Ya cuando terminaba de leer el libro, me di cuenta de que tenía entre las manos (la había usado como separador) una página en otro papel, suelta y sin numeración, como un pilón del texto, con un breve fragmento titulado “Corredores sin fin de la memoria”, título tomado de Octavio Paz. ¿De dónde había salido esa página? ¿Se había incluido acaso como una fe de erratas, un olvido acaso de los editores, o el libro ya impreso se seguía escribiendo y le crecían nuevos textos en su interior? Leer a Ida es una conversación infinita.

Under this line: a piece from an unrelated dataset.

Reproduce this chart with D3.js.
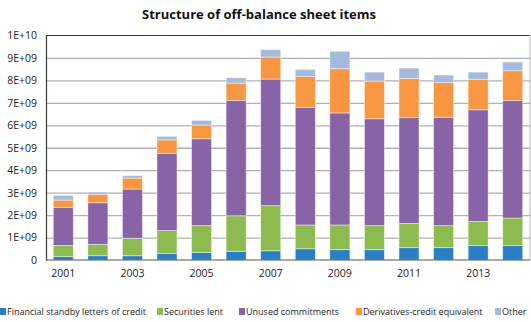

La persona menos evidente en el libro es, sin embargo, la que siempre está ahí: Enrique Fierro. Hay momentos en los que el texto parece ser parte de una carta escrita a él, como para informarle de lo que está ocurriendo, porque eso que ella narra, sucedido hace cuatro décadas, en realidad es un presente permanente, en buena medida gracias a su ausencia. El texto —en cierta forma incluso el hecho mismo de escribir— es parte de esa convivencia asombrada ante el mundo. Todo escrito —treno, lamento o simple descripción del instante pleno— está entre signos de admiración… Los lectores van tras Ida por los pasillos de la feria, temen que se les pierda o que desaparezca, que no sea real esa presencia. Porque, en efecto, Ida, hay veces que la realidad no parece real.◊

 


* JOSÉ MARÍA ESPINASA

Poeta, ensayista y editor, es director del Museo de la Ciudad de México.